Born Aug. 11, 1910, in Boston. American sociologist and social psychologist of the neobehavior-ist school. Professor at Harvard University (from 1953) and Cambridge University (1955–56). President of the American Sociological Association (1963–64). Member of the National Academy of Sciences of the USA (1972).

Homans is known for his contribution to the theory of small groups, which is based on structural-functional analysis (The Human Group, 1950). In the early 1960’s he moved away from functionalism and defined his position as “ultimate psychological re-ductionism.” Sociology, according to Homans, is “a corollary of psychology,” and “the ultimate explanatory principles in anthropology and sociology, and for that matter in history . . . [are] psychological” (Sentiments and Activities, New York, 1962, pp. 29 and 48).
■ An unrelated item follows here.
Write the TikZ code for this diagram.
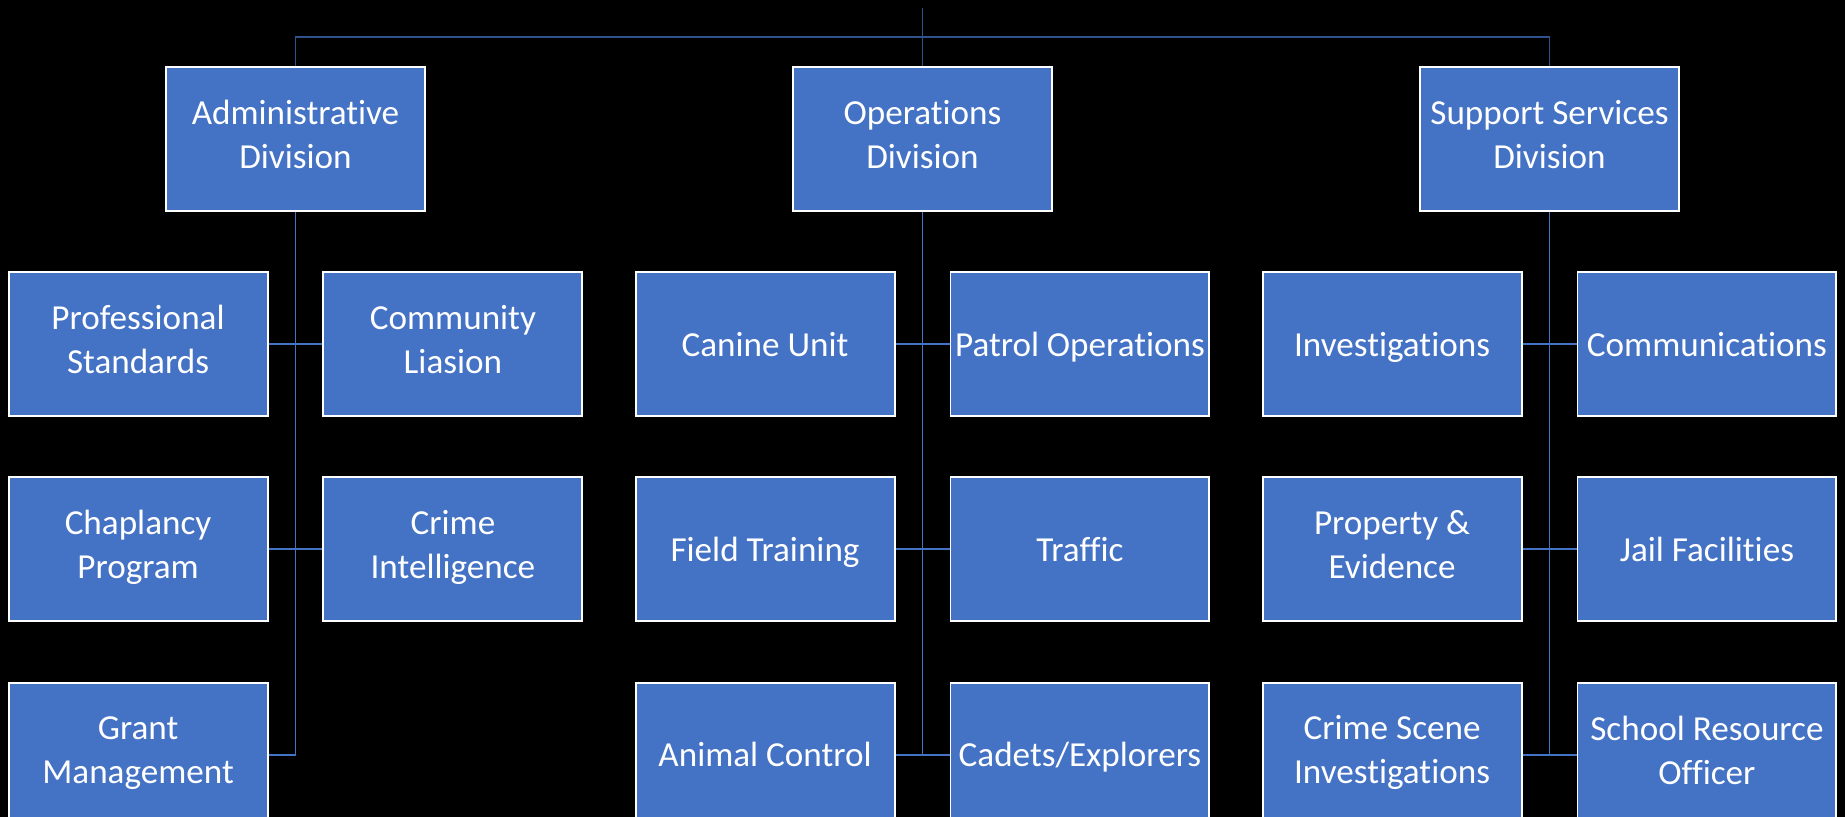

Homans’ primary unit of analysis is “elementary social behavior”—that is, direct contacts between individuals—which he uses as the basis for interpreting social systems functioning at various levels.

Homans investigates social behavior in the light of economic exchange concepts as well as of theories borrowed from B. Skinner’s and E. Thorndike’s behavioral psychology. In describing social behavior as universal exchange and in defining the rules of “equal exchange,” Homans in effect assumes the existence of free competition, as described by classical bourgeois political economists, and of a single set of values outside of history.

WORKS

Fatigue of Workers. New York, 1941.
Marriage, Authority, and Final Causes. Chicago, 1955. (With D. M. Schneider.)
Social Behavior: Its Elementary Forms. New York, 1961.
The Nature of Social Science. New York, 1967.
An Introduction to Pareto. New York, 1970. (With C. P. Curtis.)

REFERENCES

Loomis, C. P., and Z. K. Loomis. Modern Social Theories. New York, 1963.
Institutions and Social Exchange: The Sociologies of T. Parsons and G. C. Homans. Edited by H. Turk and R. L. Simpson. Indianapolis-New York, 1971.